DESCRIPTION OF THE TASK | Return a copy of every line in the records that includes the word "seaborn".
+===+
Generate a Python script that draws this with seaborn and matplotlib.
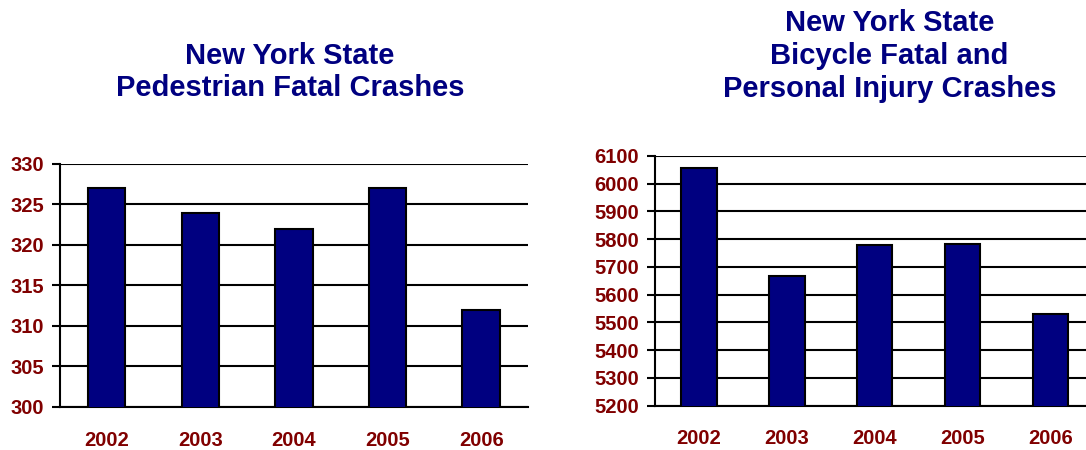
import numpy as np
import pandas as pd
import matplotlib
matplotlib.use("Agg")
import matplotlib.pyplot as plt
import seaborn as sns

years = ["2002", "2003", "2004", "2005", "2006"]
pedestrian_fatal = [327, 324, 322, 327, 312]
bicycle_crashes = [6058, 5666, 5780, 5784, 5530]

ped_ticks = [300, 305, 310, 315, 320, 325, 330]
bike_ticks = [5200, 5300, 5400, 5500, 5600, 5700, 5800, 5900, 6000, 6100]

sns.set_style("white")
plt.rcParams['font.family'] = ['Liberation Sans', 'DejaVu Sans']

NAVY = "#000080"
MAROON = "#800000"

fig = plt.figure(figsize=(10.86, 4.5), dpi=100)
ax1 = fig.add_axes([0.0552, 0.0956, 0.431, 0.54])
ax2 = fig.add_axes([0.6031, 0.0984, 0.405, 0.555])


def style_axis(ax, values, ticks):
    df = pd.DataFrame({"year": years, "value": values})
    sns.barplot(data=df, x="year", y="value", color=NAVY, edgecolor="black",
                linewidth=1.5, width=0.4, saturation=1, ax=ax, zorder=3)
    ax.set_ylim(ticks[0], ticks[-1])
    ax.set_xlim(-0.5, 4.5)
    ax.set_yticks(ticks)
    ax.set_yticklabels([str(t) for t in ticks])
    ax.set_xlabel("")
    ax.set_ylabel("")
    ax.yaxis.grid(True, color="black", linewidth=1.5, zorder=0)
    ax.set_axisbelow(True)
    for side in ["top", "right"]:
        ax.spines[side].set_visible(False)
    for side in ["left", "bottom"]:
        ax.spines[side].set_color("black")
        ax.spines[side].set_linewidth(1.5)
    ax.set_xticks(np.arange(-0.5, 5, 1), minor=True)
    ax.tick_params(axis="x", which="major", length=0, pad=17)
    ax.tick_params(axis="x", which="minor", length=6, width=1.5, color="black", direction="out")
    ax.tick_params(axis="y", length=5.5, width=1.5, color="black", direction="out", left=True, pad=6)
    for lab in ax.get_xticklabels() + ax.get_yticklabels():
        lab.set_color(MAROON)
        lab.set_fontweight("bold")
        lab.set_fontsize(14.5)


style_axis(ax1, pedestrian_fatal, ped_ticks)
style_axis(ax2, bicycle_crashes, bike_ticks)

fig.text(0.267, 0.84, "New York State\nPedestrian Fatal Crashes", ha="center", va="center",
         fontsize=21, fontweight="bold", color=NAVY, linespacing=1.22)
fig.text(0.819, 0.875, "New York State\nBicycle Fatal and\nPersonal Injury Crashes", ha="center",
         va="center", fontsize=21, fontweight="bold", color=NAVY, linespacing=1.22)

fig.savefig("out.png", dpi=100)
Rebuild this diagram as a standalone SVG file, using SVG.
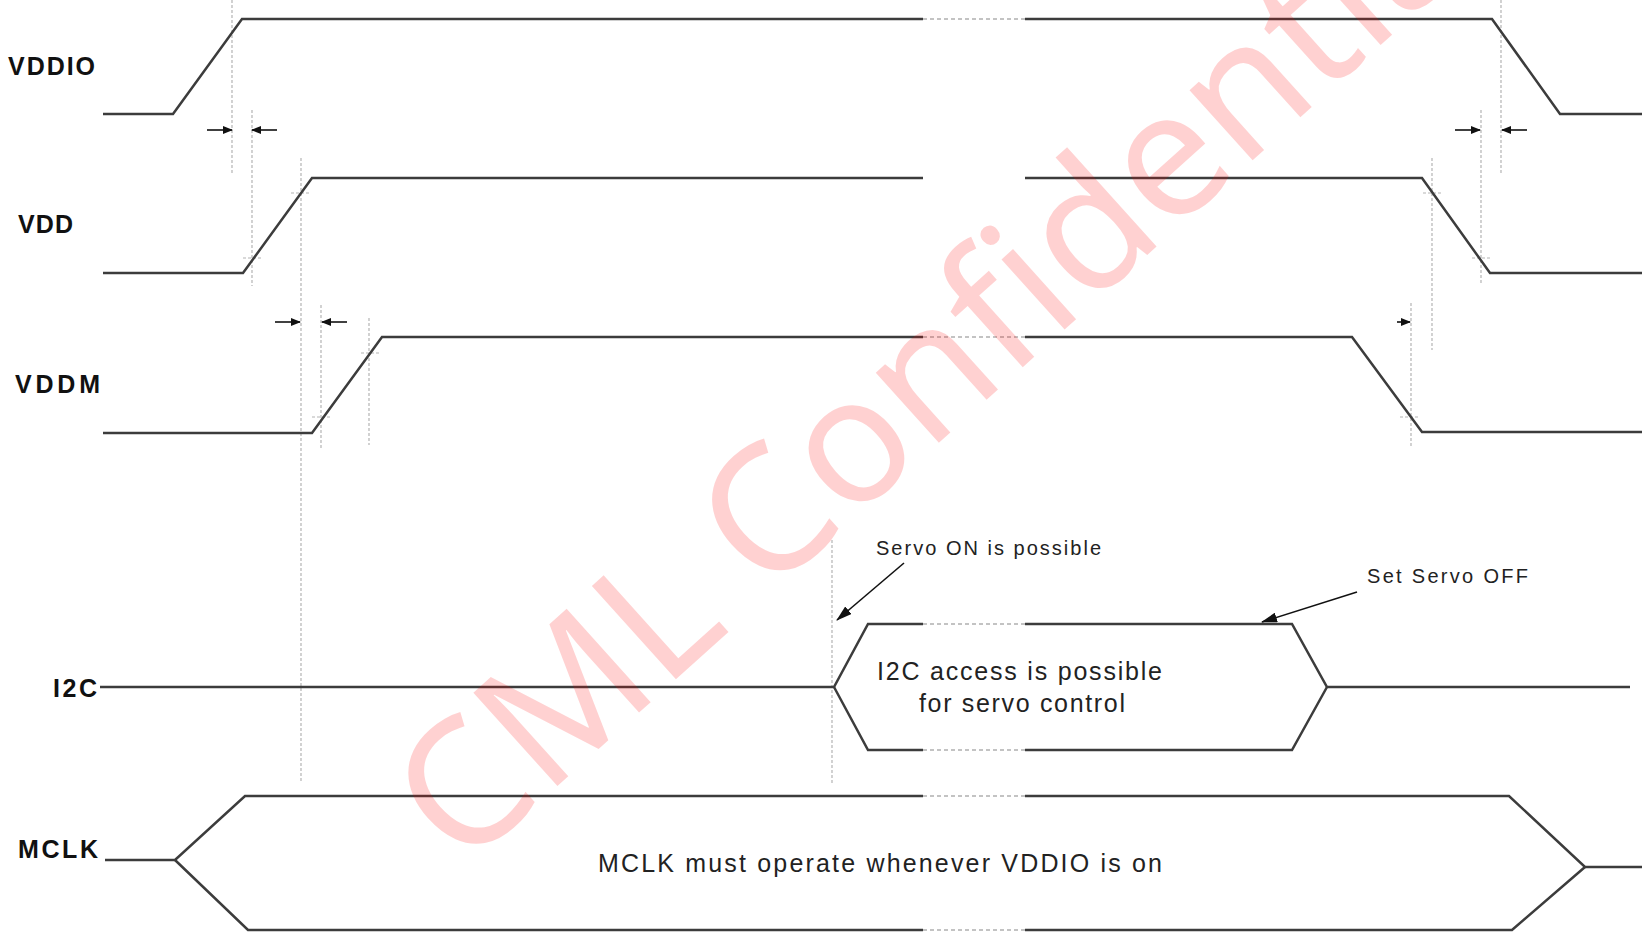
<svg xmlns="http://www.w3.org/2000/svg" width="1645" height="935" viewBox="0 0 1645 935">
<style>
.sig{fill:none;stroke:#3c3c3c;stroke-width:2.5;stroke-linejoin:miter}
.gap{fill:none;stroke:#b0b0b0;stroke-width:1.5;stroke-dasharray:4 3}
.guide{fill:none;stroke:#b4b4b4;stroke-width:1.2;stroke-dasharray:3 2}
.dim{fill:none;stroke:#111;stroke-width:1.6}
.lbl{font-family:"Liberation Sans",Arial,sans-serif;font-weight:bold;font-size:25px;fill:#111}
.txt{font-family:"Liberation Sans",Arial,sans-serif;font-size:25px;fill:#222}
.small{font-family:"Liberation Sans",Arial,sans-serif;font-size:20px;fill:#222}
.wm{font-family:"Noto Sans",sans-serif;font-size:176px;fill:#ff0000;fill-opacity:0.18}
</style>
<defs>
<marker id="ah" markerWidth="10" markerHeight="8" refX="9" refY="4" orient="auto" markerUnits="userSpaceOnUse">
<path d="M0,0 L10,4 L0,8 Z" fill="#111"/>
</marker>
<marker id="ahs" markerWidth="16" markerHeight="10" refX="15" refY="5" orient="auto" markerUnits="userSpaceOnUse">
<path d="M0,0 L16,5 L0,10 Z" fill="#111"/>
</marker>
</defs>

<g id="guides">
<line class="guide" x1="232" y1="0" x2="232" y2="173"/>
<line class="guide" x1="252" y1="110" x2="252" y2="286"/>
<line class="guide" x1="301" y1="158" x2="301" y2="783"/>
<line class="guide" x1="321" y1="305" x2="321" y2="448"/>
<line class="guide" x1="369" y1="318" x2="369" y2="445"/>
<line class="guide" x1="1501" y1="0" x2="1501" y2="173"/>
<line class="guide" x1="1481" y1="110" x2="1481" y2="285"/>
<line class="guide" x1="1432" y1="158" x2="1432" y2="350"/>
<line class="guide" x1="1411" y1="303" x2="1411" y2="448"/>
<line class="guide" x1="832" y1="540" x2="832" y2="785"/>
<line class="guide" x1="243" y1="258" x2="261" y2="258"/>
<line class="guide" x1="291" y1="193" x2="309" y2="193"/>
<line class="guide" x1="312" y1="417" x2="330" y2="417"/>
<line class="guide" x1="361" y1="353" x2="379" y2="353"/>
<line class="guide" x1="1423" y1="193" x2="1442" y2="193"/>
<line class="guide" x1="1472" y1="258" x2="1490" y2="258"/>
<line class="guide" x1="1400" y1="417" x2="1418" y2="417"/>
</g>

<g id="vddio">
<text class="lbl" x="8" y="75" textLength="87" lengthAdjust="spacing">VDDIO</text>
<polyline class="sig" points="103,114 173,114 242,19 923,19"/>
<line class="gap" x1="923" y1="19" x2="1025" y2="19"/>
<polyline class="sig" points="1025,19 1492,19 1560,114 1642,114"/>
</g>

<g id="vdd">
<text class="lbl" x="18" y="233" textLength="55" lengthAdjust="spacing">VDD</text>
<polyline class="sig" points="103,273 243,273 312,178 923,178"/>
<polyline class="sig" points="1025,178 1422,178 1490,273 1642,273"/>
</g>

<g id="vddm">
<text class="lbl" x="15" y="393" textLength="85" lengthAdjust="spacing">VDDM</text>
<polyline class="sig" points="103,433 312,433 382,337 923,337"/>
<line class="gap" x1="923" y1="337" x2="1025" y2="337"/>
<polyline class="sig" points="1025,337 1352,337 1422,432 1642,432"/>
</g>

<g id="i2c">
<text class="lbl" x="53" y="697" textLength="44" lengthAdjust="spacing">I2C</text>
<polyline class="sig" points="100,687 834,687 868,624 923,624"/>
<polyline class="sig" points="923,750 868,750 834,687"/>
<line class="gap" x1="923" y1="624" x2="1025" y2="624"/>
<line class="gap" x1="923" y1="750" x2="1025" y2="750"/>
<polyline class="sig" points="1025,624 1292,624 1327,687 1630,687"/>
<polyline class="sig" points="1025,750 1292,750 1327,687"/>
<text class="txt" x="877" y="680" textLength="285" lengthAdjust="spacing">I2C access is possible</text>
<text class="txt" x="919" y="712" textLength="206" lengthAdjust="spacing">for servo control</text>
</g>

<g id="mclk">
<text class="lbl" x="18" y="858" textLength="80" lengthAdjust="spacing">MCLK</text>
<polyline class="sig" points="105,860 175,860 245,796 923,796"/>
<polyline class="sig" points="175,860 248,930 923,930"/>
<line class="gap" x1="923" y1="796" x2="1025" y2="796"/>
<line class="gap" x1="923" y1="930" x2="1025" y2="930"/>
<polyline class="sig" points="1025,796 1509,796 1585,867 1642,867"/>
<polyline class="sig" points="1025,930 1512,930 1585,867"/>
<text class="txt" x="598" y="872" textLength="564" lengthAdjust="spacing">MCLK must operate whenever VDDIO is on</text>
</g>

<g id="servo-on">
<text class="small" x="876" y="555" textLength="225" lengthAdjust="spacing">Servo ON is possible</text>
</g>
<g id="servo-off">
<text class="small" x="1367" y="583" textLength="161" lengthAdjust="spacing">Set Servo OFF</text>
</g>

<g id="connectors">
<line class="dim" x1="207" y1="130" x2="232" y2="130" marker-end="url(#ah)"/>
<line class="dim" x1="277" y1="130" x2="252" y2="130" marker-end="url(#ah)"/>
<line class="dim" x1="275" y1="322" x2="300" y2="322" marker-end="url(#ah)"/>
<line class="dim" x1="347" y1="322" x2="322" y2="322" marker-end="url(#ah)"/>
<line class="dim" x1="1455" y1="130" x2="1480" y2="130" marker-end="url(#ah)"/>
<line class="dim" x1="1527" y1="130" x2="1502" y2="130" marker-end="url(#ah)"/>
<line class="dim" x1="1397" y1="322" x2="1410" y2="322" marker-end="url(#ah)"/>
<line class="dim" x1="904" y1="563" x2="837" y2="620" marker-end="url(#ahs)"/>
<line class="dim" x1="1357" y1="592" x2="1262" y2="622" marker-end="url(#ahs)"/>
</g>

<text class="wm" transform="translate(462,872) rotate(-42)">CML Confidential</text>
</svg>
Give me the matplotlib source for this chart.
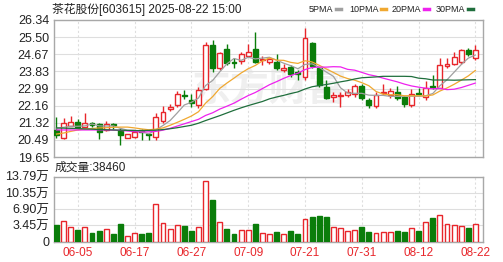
+===+
COMPLETE RESPONSE |
Generate a Python script that draws this with seaborn and matplotlib.
import seaborn as sns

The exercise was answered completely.